Auf dem Gipfel an der Sonne mit Blick auf Lugano und Morcote hatten sich Tessiner Frauen bequem gemacht. Ich zog die schattige Seite am Gebäude vor und stieg nach kurzer Rast wider ab. Ich suchte ja noch die Stelle, welche als Fundort des Schwarzen Germers mir empfohlen wurde. Wohl fand ich den Fundort, doch auch hier war noch keine Blüte zu sehen. Ich wollte weiter Richtung Serpiano, um über Crocefisso nach Meride zurück zu gehen. Plötzlich fand ich an einer sonnigen Stelle, völlig unerwartet, den ersten blühenden Schwarzen Germer. Mich überraschte, wie klein die Blüten waren, dachte ich doch dass sie die selbe Grösse wie der Weisse und der Grüne Germer hätten. Doch die Blüten des Schwarzen Germers sind einiges kleiner, jedoch zahlreicher.


Weiter ging es auf holprigen Bergwegen und ich bedauerte, meine Wanderstöcke zu Hause gelassen zu haben. Zum Glück war ich allein unterwegs und hatte so nicht die Klagen meiner Begleiter zu hören. Ja, meine Knie sind noch in Ordnung. Denke dass die vielen und starken Regenfälle des vergangenen Monats noch ihre Spuren hinterlassen hatten. Nähe Crocefisso kreuzte ich die befestigte Strasse von Meride Richtung Serpiano, entschloss mich doch weiter auf dem holprigen Bergweg zu gehen. Plötzlich stand ich vor den verlassenen Bergwerksstollen, wo früher das ölhaltige Gestein abgebaut wurde. Ja, es kam noch besser. Mitten im Wald auf einer Lichtung stand ein Gebäude, ein Miniaturmuseum, wo man durch Gucklöcher Sauriermodelle betrachten konnte. Bei einem Guckloch sah man ein Bild einer Meerechse von den Galapagos, ein zeitgemässes Bild. Noch habe ich alle Stellen besucht, an welchen man Spuren des früheren Bergwekbaues nachverfolgen kann. Doch ich habe noch ein Projekt, möchte mal von Crocefisso zum Poncione d’Arzo hochsteigen. Dort soll auch die Hundszahnlilie blühen, doch etwas später im Jahr blüht auf dem Poncione auch die äusserst seltene, äusserst dekorative grasblättrige Schwertlilie. Noch habe ich Ziele und Ideen, hoffentlich macht die Gesundheit noch so lange mit.

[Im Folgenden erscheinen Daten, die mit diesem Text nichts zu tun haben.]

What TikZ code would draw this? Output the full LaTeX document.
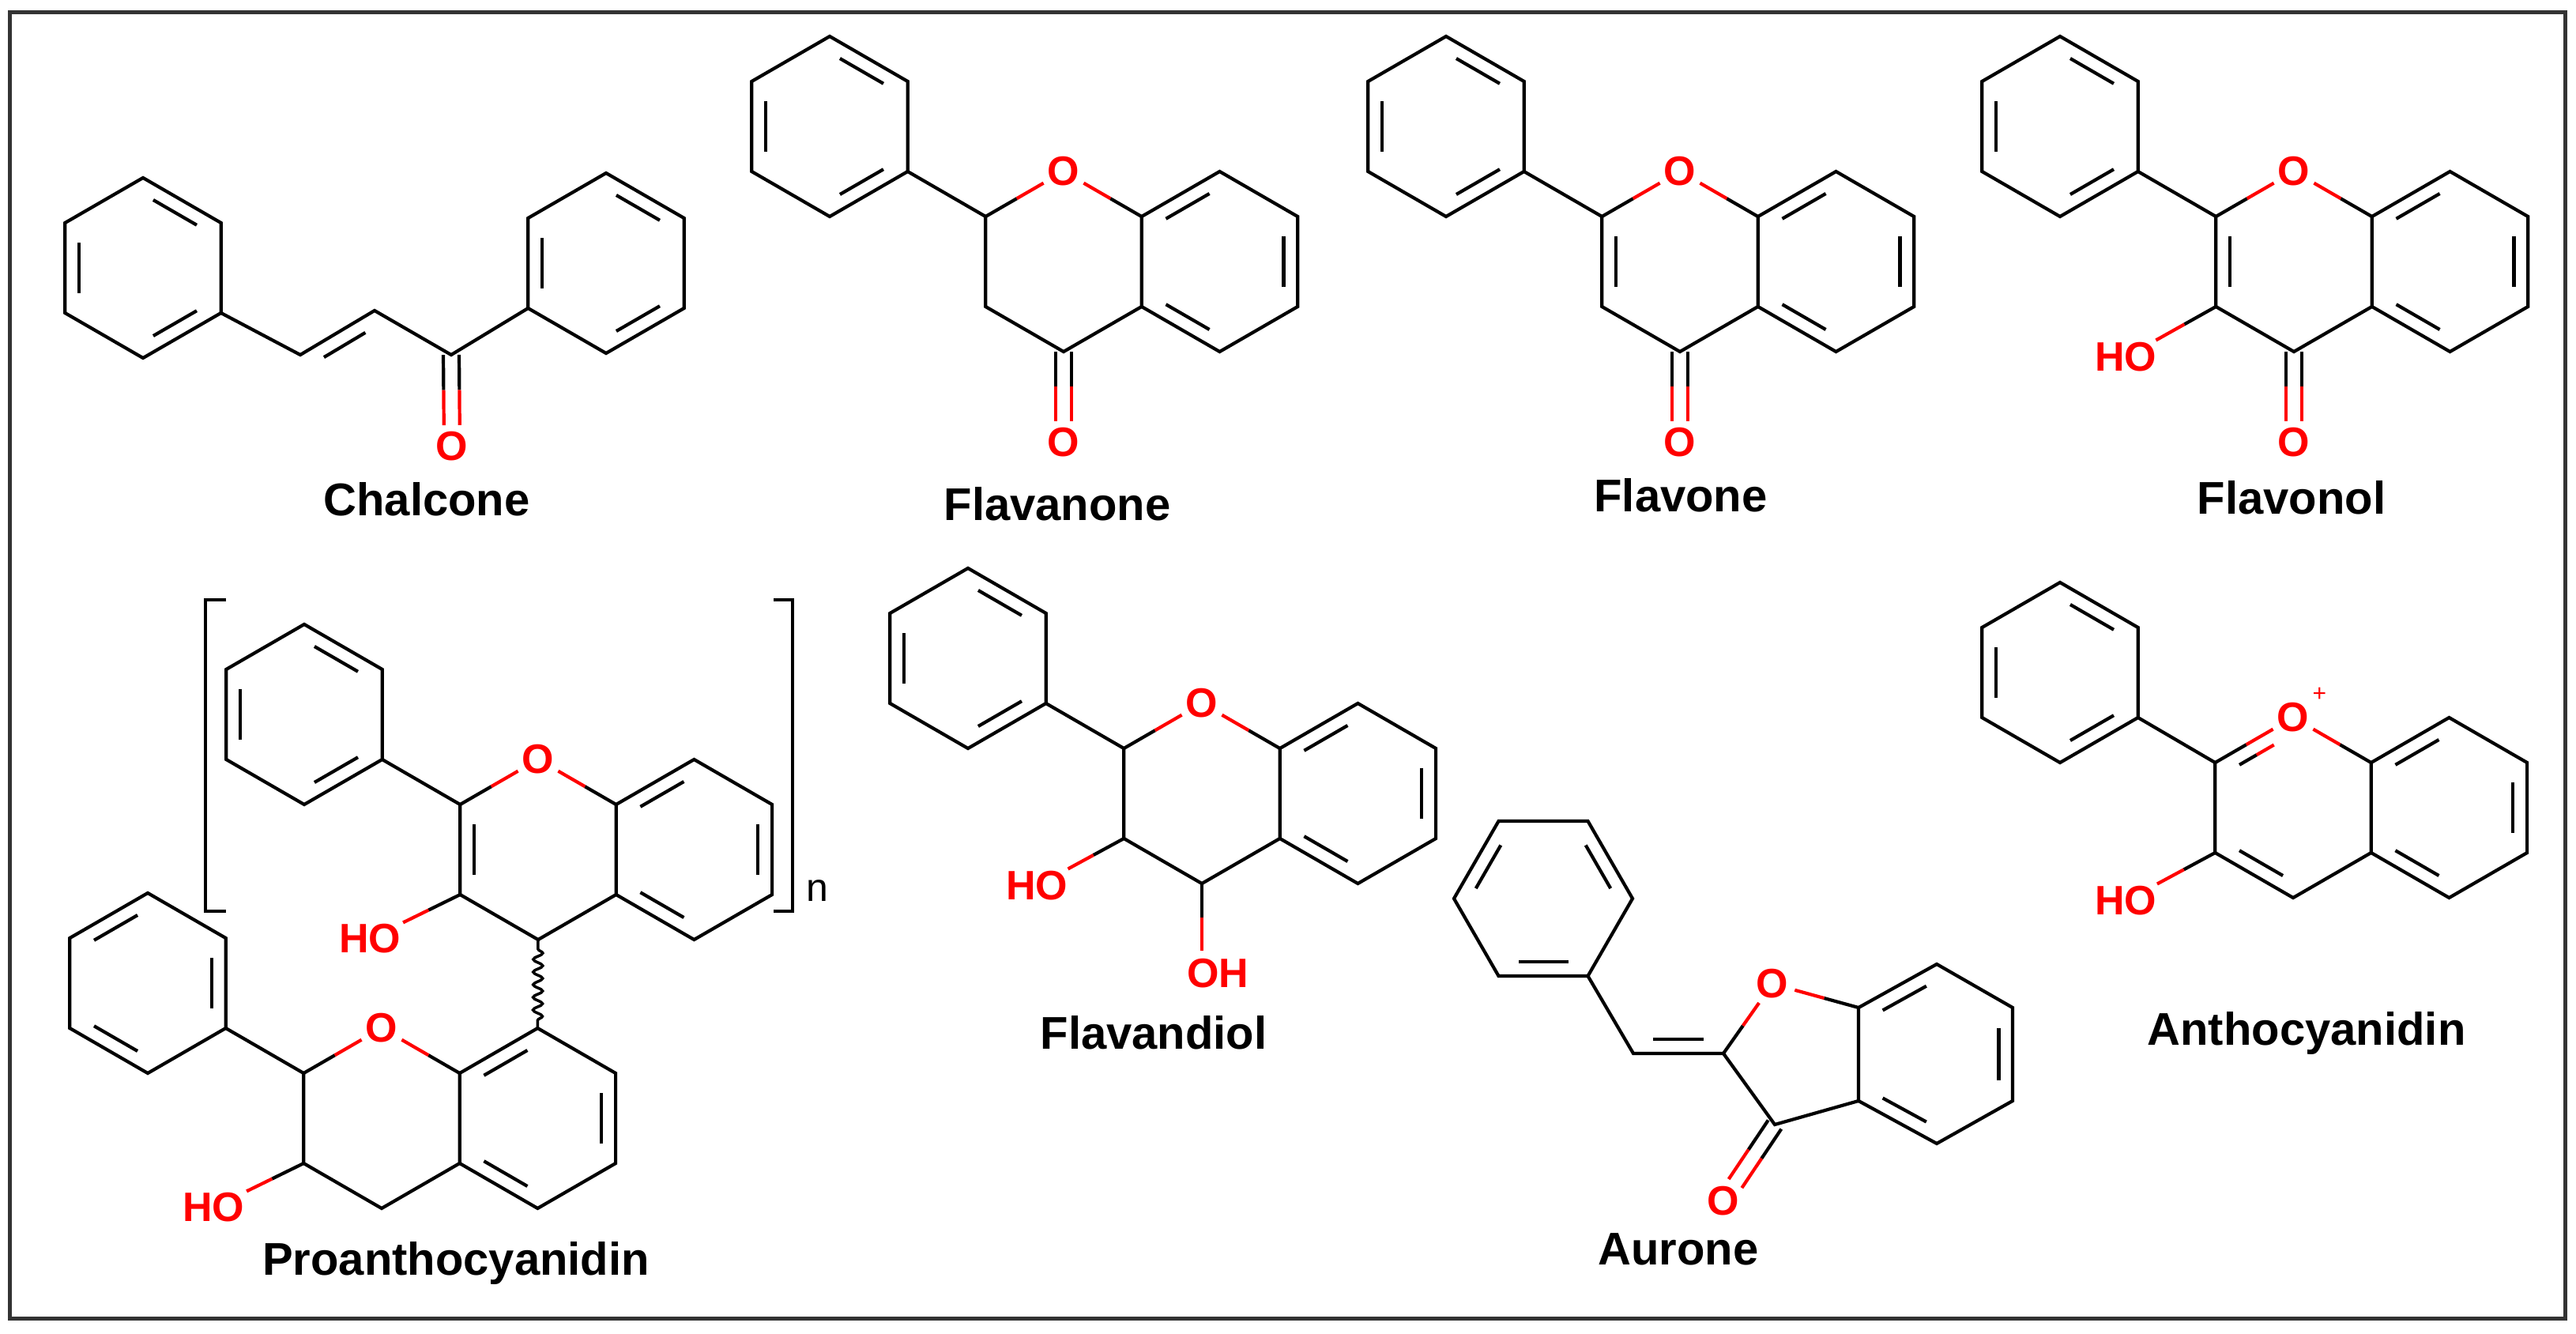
\documentclass[tikz,border=0pt]{standalone}
\usepackage{fontspec}
\setmainfont{Liberation Sans}
\usetikzlibrary{calc,decorations.pathmorphing}
\newcommand\capfont{\fontsize{58}{60}\selectfont\bfseries}
\newcommand\atfont{\fontsize{52}{56}\selectfont\bfseries}
\newcommand\hexP[3]{%
\coordinate (#1c) at (#2,#3);
\coordinate (#11) at (#2,#3-114);
\coordinate (#12) at (#2+98.7,#3-57);
\coordinate (#13) at (#2+98.7,#3+57);
\coordinate (#14) at (#2,#3+114);
\coordinate (#15) at (#2-98.7,#3+57);
\coordinate (#16) at (#2-98.7,#3-57);}
\newcommand\ring[1]{\draw (#11)--(#12)--(#13)--(#14)--(#15)--(#16)--cycle;}
\newcommand\ib[3]{\draw ($(#1)!0.16!(#2)!0.18!(#3)$) -- ($(#2)!0.16!(#1)!0.18!(#3)$);}
\newcommand\patA[1]{\ib{#11}{#12}{#1c}\ib{#13}{#14}{#1c}\ib{#15}{#16}{#1c}}
\newcommand\patB[1]{\ib{#16}{#11}{#1c}\ib{#12}{#13}{#1c}\ib{#14}{#15}{#1c}}
\newcommand\hb[3]{\draw (#1) -- ($(#1)!#3!(#2)$); \draw[red] ($(#1)!#3!(#2)$) -- (#2);}
\newcommand\dco[2]{%
\coordinate (tmpE) at ($(#2)!27pt!(#1)$);
\coordinate (dA) at ($(#1)!10pt!90:(tmpE)$);
\coordinate (dB) at ($(tmpE)!10pt!-90:(#1)$);
\coordinate (dC) at ($(#1)!10pt!-90:(tmpE)$);
\coordinate (dD) at ($(tmpE)!10pt!90:(#1)$);
\draw (dA) -- ($(dA)!.5!(dB)$); \draw[red] ($(dA)!.5!(dB)$) -- (dB);
\draw (dC) -- ($(dC)!.5!(dD)$); \draw[red] ($(dC)!.5!(dD)$) -- (dD);}
\begin{document}
\begin{tikzpicture}[x=1pt,y=-1pt,line width=4.2pt,
 atom/.style={text=red,font=\atfont,circle,inner sep=0pt},
 ho/.style={text=red,font=\atfont,inner sep=1pt},
 capt/.style={font=\capfont,inner sep=0pt}]
\useasboundingbox (0,0) rectangle (3260,1688);
\fill[white] (0,0) rectangle (3260,1688);
\draw[line width=5pt,draw=black!80] (12,16) rectangle (3246,1668);
% ---------- Chalcone
\hexP{ca}{181}{339}\ring{ca}\patA{ca}
\hexP{cb}{767}{333}\ring{cb}\patA{cb}
\coordinate (c1) at (380,449); \coordinate (c2) at (474,393); \coordinate (c3) at (571,449);
\coordinate (cside) at (478,507);
\draw (ca3)--(c1)--(c2)--(c3)--(cb5);
\ib{c1}{c2}{cside}
\node[atom] (cO) at (572,565) {O};
\dco{c3}{cO}
\node[capt] (lChal) at (540,632) {Chalcone};
% ---------- Flavanone
\hexP{fa}{1050}{160}\ring{fa}\patA{fa}
\hexP{fp}{1346}{331}\hexP{fb}{1543.5}{331}
\node[atom] (fO) at (fp1) {O};
\draw (fa3)--(fp6);
\hb{fp6}{fO}{0.4} \hb{fp2}{fO}{0.4}
\draw (fp2)--(fp3)--(fp4)--(fp5)--(fp6);
\draw (fb6)--(fb1)--(fb2)--(fb3)--(fb4)--(fb5);
\patB{fb}
\node[atom] (fO2) at (1346,560) {O};
\dco{fp4}{fO2}
\node[capt] (lFlavanone) at (1338,638) {Flavanone};
% ---------- Flavone
\hexP{ga}{1830}{160}\ring{ga}\patA{ga}
\hexP{gp}{2126}{331}\hexP{gb}{2323.5}{331}
\node[atom] (gO) at (gp1) {O};
\draw (ga3)--(gp6);
\hb{gp6}{gO}{0.4} \hb{gp2}{gO}{0.4}
\draw (gp2)--(gp3)--(gp4)--(gp5)--(gp6);
\ib{gp6}{gp5}{gpc}
\draw (gb6)--(gb1)--(gb2)--(gb3)--(gb4)--(gb5);
\patB{gb}
\node[atom] (gO2) at (2126,560) {O};
\dco{gp4}{gO2}
\node[capt] (lFlavone) at (2127,627) {Flavone};
% ---------- Flavonol
\hexP{ha}{2607}{160}\ring{ha}\patA{ha}
\hexP{hp}{2903}{331}\hexP{hr}{3100.5}{331}
\node[atom] (hO) at (hp1) {O};
\draw (ha3)--(hp6);
\hb{hp6}{hO}{0.4} \hb{hp2}{hO}{0.4}
\draw (hp2)--(hp3)--(hp4)--(hp5)--(hp6);
\ib{hp6}{hp5}{hpc}
\draw (hr6)--(hr1)--(hr2)--(hr3)--(hr4)--(hr5);
\patB{hr}
\node[atom] (hO2) at (2903,560) {O};
\dco{hp4}{hO2}
\node[ho] (hHO) at (2690,452) {HO};
\hb{hp5}{hHO}{0.35}
\node[capt] (lFlavonol) at (2900,630) {Flavonol};
% ---------- Proanthocyanidin
\draw[line width=3.5pt] (286,759) -- (260,759) -- (260,1153) -- (286,1153);
\draw[line width=3.5pt] (979,759) -- (1003,759) -- (1003,1153) -- (979,1153);
\node[font=\fontsize{50}{54}\selectfont,inner sep=0pt] (nidx) at (1034,1127) {n};
\hexP{pa}{385}{904}\ring{pa}\patA{pa}
\hexP{pp}{681}{1075}\hexP{pb}{878.4}{1075}
\node[atom] (pO) at (pp1) {O};
\draw (pa3)--(pp6);
\hb{pp6}{pO}{0.4} \hb{pp2}{pO}{0.4}
\draw (pp2)--(pp3)--(pp4)--(pp5)--(pp6);
\ib{pp6}{pp5}{ppc}
\draw (pb6)--(pb1)--(pb2)--(pb3)--(pb4)--(pb5);
\patB{pb}
\node[ho] (pHO) at (468,1188) {HO};
\hb{pp5}{pHO}{0.35}
\hexP{qa}{187}{1244}\ring{qa}\patB{qa}
\hexP{qp}{483}{1415}\hexP{qb}{680.4}{1415}
\node[atom] (qO) at (qp1) {O};
\draw (qa3)--(qp6);
\hb{qp6}{qO}{0.4} \hb{qp2}{qO}{0.4}
\draw (qp2)--(qp3)--(qp4)--(qp5)--(qp6);
\draw (qb6)--(qb1)--(qb2)--(qb3)--(qb4)--(qb5);
\patB{qb}
\node[ho] (qHO) at (270,1528) {HO};
\hb{qp5}{qHO}{0.35}
\draw[line width=3.5pt,decorate,decoration={snake,segment length=16pt,amplitude=6pt,pre length=12pt,post length=6pt}] (pp4) -- (qb1);
\node[capt] (lProanth) at (577,1598) {Proanthocyanidin};
% ---------- Flavandiol
\hexP{da}{1225}{833}\ring{da}\patA{da}
\hexP{dp}{1521}{1004}\hexP{db}{1718.4}{1004}
\node[atom] (dO) at (dp1) {O};
\draw (da3)--(dp6);
\hb{dp6}{dO}{0.4} \hb{dp2}{dO}{0.4}
\draw (dp2)--(dp3)--(dp4)--(dp5)--(dp6);
\draw (db6)--(db1)--(db2)--(db3)--(db4)--(db5);
\patB{db}
\node[ho] (dHO) at (1312,1121) {HO};
\hb{dp5}{dHO}{0.35}
\node[ho] (dOH) at (1541,1232) {OH};
\coordinate (dOHt) at (1521,1203);
\draw (dp4) -- ($(dp4)!.5!(dOHt)$); \draw[red] ($(dp4)!.5!(dOHt)$) -- (dOHt);
\node[capt] (lFlavandiol) at (1460,1307) {Flavandiol};
% ---------- Aurone
\coordinate (auc) at (1953,1137);
\coordinate (au1) at (1896.5,1039); \coordinate (au2) at (2009.5,1039);
\coordinate (au3) at (2066,1137); \coordinate (au4) at (2009.5,1235);
\coordinate (au5) at (1896.5,1235); \coordinate (au6) at (1840,1137);
\ring{au}
\ib{au6}{au1}{auc}\ib{au2}{au3}{auc}\ib{au4}{au5}{auc}
\coordinate (aCH) at (2067,1333); \coordinate (aC2) at (2181,1333);
\coordinate (aup) at (2124,1233);
\coordinate (aC7a) at (2352,1275); \coordinate (aC3a) at (2352,1393);
\coordinate (aC3) at (2246,1423);
\coordinate (aC7) at (2451,1220); \coordinate (aC6) at (2547,1275);
\coordinate (aC5) at (2547,1393); \coordinate (aC4) at (2451,1447);
\coordinate (abc) at (2450,1334);
\draw (au4)--(aCH)--(aC2);
\ib{aCH}{aC2}{aup}
\node[atom] (aO) at (2243,1245) {O};
\hb{aC2}{aO}{0.4} \hb{aC7a}{aO}{0.4}
\draw (aC2)--(aC3)--(aC3a)--(aC7a);
\draw (aC7a)--(aC7)--(aC6)--(aC5)--(aC4)--(aC3a);
\ib{aC7a}{aC7}{abc}\ib{aC6}{aC5}{abc}\ib{aC4}{aC3a}{abc}
\node[atom] (aO2) at (2181,1520) {O};
\dco{aC3}{aO2}
\node[capt] (lAurone) at (2124,1581) {Aurone};
% ---------- Anthocyanidin
\hexP{ea}{2607}{851}\ring{ea}\patA{ea}
\hexP{ep}{2902}{1022}\hexP{eb}{3099.4}{1022}
\node[atom,label={[text=red,font=\fontsize{30}{30}\selectfont,inner sep=0pt]40:+}] (eO) at (ep1) {O};
\draw (ea3)--(ep6);
\hb{ep6}{eO}{0.4} \hb{ep2}{eO}{0.4}
\coordinate (eI1) at ($(ep6)!0.16!(ep1)!0.18!(epc)$);
\coordinate (eI2) at ($(ep1)!0.3!(ep6)!0.18!(epc)$);
\draw (eI1)--($(eI1)!.5!(eI2)$); \draw[red] ($(eI1)!.5!(eI2)$)--(eI2);
\draw (ep2)--(ep3)--(ep4)--(ep5)--(ep6);
\ib{ep5}{ep4}{epc}
\draw (eb6)--(eb1)--(eb2)--(eb3)--(eb4)--(eb5);
\patB{eb}
\node[ho] (eHO) at (2690,1140) {HO};
\hb{ep5}{eHO}{0.35}
\node[capt] (lAntho) at (2919,1307) {Anthocyanidin};
\end{tikzpicture}
\end{document}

Durstig kam ich wieder in Meride an, eine gute Viertelstunde bevor das Postauto wieder Richtung Mendrisio fuhr. Also verzichtete ich auf einen kühlen Trunk, denn das Restaurant liegt auf der anderen Seite des Dorfes. Vieleicht beim nächsten Mal, denke nicht dass ich das letzte Mal in Meride war.